• **DATA PROVIDED**
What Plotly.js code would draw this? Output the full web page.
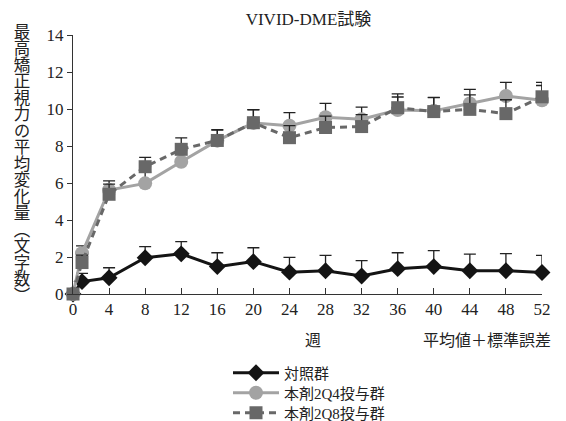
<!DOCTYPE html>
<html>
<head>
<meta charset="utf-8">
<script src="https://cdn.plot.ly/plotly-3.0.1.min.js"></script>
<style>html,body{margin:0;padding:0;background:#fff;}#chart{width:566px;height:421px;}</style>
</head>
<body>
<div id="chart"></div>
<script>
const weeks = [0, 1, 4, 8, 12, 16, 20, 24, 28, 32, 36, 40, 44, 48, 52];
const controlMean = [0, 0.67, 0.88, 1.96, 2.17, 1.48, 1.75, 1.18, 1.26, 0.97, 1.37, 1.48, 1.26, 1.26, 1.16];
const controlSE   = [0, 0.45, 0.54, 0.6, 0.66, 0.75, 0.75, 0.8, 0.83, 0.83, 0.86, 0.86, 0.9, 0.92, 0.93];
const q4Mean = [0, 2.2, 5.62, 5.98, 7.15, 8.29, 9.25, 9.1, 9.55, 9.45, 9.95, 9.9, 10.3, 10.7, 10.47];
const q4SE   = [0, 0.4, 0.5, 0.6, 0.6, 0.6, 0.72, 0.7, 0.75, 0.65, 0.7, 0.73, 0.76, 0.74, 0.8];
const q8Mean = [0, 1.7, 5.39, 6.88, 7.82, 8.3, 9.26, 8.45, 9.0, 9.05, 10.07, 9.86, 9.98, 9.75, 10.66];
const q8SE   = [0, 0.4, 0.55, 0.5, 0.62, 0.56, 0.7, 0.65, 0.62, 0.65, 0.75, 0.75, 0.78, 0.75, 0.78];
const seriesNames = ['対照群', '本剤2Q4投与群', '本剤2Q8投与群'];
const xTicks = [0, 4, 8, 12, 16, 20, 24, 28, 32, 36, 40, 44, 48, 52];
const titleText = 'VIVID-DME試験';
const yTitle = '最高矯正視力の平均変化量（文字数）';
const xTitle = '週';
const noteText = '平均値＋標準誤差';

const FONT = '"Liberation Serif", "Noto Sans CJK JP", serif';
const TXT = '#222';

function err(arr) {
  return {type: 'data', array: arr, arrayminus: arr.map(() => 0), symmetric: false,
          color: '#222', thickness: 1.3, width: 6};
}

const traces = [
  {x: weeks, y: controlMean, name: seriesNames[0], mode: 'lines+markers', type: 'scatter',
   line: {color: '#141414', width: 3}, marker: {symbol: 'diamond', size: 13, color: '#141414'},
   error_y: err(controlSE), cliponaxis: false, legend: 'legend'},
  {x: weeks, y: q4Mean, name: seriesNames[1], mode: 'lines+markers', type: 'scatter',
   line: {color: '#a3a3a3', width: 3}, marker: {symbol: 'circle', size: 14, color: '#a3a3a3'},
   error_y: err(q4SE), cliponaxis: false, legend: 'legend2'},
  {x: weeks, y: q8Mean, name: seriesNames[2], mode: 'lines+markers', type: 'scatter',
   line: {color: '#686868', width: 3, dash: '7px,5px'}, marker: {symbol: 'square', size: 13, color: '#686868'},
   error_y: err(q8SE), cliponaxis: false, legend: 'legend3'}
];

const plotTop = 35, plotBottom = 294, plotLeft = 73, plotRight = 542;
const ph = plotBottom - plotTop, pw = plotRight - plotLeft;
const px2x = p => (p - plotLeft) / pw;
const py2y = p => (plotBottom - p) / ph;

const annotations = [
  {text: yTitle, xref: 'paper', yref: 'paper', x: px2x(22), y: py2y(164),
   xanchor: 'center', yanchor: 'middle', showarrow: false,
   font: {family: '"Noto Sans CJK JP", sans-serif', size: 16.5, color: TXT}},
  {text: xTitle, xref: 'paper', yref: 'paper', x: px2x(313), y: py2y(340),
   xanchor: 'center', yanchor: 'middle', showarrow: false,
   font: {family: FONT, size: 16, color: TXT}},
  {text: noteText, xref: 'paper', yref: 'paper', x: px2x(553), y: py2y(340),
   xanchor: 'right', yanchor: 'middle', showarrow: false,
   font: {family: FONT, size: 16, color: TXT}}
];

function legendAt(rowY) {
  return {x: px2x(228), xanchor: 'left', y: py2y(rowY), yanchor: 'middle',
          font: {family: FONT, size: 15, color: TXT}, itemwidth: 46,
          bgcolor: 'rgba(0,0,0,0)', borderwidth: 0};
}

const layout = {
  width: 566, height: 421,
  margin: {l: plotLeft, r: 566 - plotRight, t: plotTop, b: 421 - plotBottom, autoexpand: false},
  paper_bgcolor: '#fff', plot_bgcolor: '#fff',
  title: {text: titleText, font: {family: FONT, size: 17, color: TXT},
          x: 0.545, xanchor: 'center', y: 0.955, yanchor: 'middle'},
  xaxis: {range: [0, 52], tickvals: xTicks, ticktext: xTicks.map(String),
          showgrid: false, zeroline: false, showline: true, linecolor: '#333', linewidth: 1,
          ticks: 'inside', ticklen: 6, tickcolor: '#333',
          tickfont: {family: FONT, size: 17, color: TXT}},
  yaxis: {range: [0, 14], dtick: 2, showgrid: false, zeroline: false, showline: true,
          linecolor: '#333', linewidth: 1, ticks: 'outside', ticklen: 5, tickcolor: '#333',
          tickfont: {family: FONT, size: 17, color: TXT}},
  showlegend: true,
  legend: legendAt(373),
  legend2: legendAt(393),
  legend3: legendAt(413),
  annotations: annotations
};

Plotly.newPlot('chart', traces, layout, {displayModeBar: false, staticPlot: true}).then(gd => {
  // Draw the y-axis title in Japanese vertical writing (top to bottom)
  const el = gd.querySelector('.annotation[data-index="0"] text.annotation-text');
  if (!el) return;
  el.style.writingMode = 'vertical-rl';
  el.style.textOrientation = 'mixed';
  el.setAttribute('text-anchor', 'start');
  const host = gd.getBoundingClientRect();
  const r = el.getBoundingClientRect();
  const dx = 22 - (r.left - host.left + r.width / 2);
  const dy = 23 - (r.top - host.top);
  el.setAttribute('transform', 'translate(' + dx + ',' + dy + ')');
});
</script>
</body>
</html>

• **WHAT TO WORK ON**
Every line of the data should be copied as it stands, without the images.

• **ANSWER**
What Plotly.js code would draw this? Output the full web page.
<!DOCTYPE html>
<html>
<head>
<meta charset="utf-8">
<script src="https://cdn.plot.ly/plotly-3.0.1.min.js"></script>
<style>html,body{margin:0;padding:0;background:#fff;}#chart{width:566px;height:421px;}</style>
</head>
<body>
<div id="chart"></div>
<script>
const weeks = [0, 1, 4, 8, 12, 16, 20, 24, 28, 32, 36, 40, 44, 48, 52];
const controlMean = [0, 0.67, 0.88, 1.96, 2.17, 1.48, 1.75, 1.18, 1.26, 0.97, 1.37, 1.48, 1.26, 1.26, 1.16];
const controlSE   = [0, 0.45, 0.54, 0.6, 0.66, 0.75, 0.75, 0.8, 0.83, 0.83, 0.86, 0.86, 0.9, 0.92, 0.93];
const q4Mean = [0, 2.2, 5.62, 5.98, 7.15, 8.29, 9.25, 9.1, 9.55, 9.45, 9.95, 9.9, 10.3, 10.7, 10.47];
const q4SE   = [0, 0.4, 0.5, 0.6, 0.6, 0.6, 0.72, 0.7, 0.75, 0.65, 0.7, 0.73, 0.76, 0.74, 0.8];
const q8Mean = [0, 1.7, 5.39, 6.88, 7.82, 8.3, 9.26, 8.45, 9.0, 9.05, 10.07, 9.86, 9.98, 9.75, 10.66];
const q8SE   = [0, 0.4, 0.55, 0.5, 0.62, 0.56, 0.7, 0.65, 0.62, 0.65, 0.75, 0.75, 0.78, 0.75, 0.78];
const seriesNames = ['対照群', '本剤2Q4投与群', '本剤2Q8投与群'];
const xTicks = [0, 4, 8, 12, 16, 20, 24, 28, 32, 36, 40, 44, 48, 52];
const titleText = 'VIVID-DME試験';
const yTitle = '最高矯正視力の平均変化量（文字数）';
const xTitle = '週';
const noteText = '平均値＋標準誤差';

const FONT = '"Liberation Serif", "Noto Sans CJK JP", serif';
const TXT = '#222';

function err(arr) {
  return {type: 'data', array: arr, arrayminus: arr.map(() => 0), symmetric: false,
          color: '#222', thickness: 1.3, width: 6};
}

const traces = [
  {x: weeks, y: controlMean, name: seriesNames[0], mode: 'lines+markers', type: 'scatter',
   line: {color: '#141414', width: 3}, marker: {symbol: 'diamond', size: 13, color: '#141414'},
   error_y: err(controlSE), cliponaxis: false, legend: 'legend'},
  {x: weeks, y: q4Mean, name: seriesNames[1], mode: 'lines+markers', type: 'scatter',
   line: {color: '#a3a3a3', width: 3}, marker: {symbol: 'circle', size: 14, color: '#a3a3a3'},
   error_y: err(q4SE), cliponaxis: false, legend: 'legend2'},
  {x: weeks, y: q8Mean, name: seriesNames[2], mode: 'lines+markers', type: 'scatter',
   line: {color: '#686868', width: 3, dash: '7px,5px'}, marker: {symbol: 'square', size: 13, color: '#686868'},
   error_y: err(q8SE), cliponaxis: false, legend: 'legend3'}
];

const plotTop = 35, plotBottom = 294, plotLeft = 73, plotRight = 542;
const ph = plotBottom - plotTop, pw = plotRight - plotLeft;
const px2x = p => (p - plotLeft) / pw;
const py2y = p => (plotBottom - p) / ph;

const annotations = [
  {text: yTitle, xref: 'paper', yref: 'paper', x: px2x(22), y: py2y(164),
   xanchor: 'center', yanchor: 'middle', showarrow: false,
   font: {family: '"Noto Sans CJK JP", sans-serif', size: 16.5, color: TXT}},
  {text: xTitle, xref: 'paper', yref: 'paper', x: px2x(313), y: py2y(340),
   xanchor: 'center', yanchor: 'middle', showarrow: false,
   font: {family: FONT, size: 16, color: TXT}},
  {text: noteText, xref: 'paper', yref: 'paper', x: px2x(553), y: py2y(340),
   xanchor: 'right', yanchor: 'middle', showarrow: false,
   font: {family: FONT, size: 16, color: TXT}}
];

function legendAt(rowY) {
  return {x: px2x(228), xanchor: 'left', y: py2y(rowY), yanchor: 'middle',
          font: {family: FONT, size: 15, color: TXT}, itemwidth: 46,
          bgcolor: 'rgba(0,0,0,0)', borderwidth: 0};
}

const layout = {
  width: 566, height: 421,
  margin: {l: plotLeft, r: 566 - plotRight, t: plotTop, b: 421 - plotBottom, autoexpand: false},
  paper_bgcolor: '#fff', plot_bgcolor: '#fff',
  title: {text: titleText, font: {family: FONT, size: 17, color: TXT},
          x: 0.545, xanchor: 'center', y: 0.955, yanchor: 'middle'},
  xaxis: {range: [0, 52], tickvals: xTicks, ticktext: xTicks.map(String),
          showgrid: false, zeroline: false, showline: true, linecolor: '#333', linewidth: 1,
          ticks: 'inside', ticklen: 6, tickcolor: '#333',
          tickfont: {family: FONT, size: 17, color: TXT}},
  yaxis: {range: [0, 14], dtick: 2, showgrid: false, zeroline: false, showline: true,
          linecolor: '#333', linewidth: 1, ticks: 'outside', ticklen: 5, tickcolor: '#333',
          tickfont: {family: FONT, size: 17, color: TXT}},
  showlegend: true,
  legend: legendAt(373),
  legend2: legendAt(393),
  legend3: legendAt(413),
  annotations: annotations
};

Plotly.newPlot('chart', traces, layout, {displayModeBar: false, staticPlot: true}).then(gd => {
  // Draw the y-axis title in Japanese vertical writing (top to bottom)
  const el = gd.querySelector('.annotation[data-index="0"] text.annotation-text');
  if (!el) return;
  el.style.writingMode = 'vertical-rl';
  el.style.textOrientation = 'mixed';
  el.setAttribute('text-anchor', 'start');
  const host = gd.getBoundingClientRect();
  const r = el.getBoundingClientRect();
  const dx = 22 - (r.left - host.left + r.width / 2);
  const dy = 23 - (r.top - host.top);
  el.setAttribute('transform', 'translate(' + dx + ',' + dy + ')');
});
</script>
</body>
</html>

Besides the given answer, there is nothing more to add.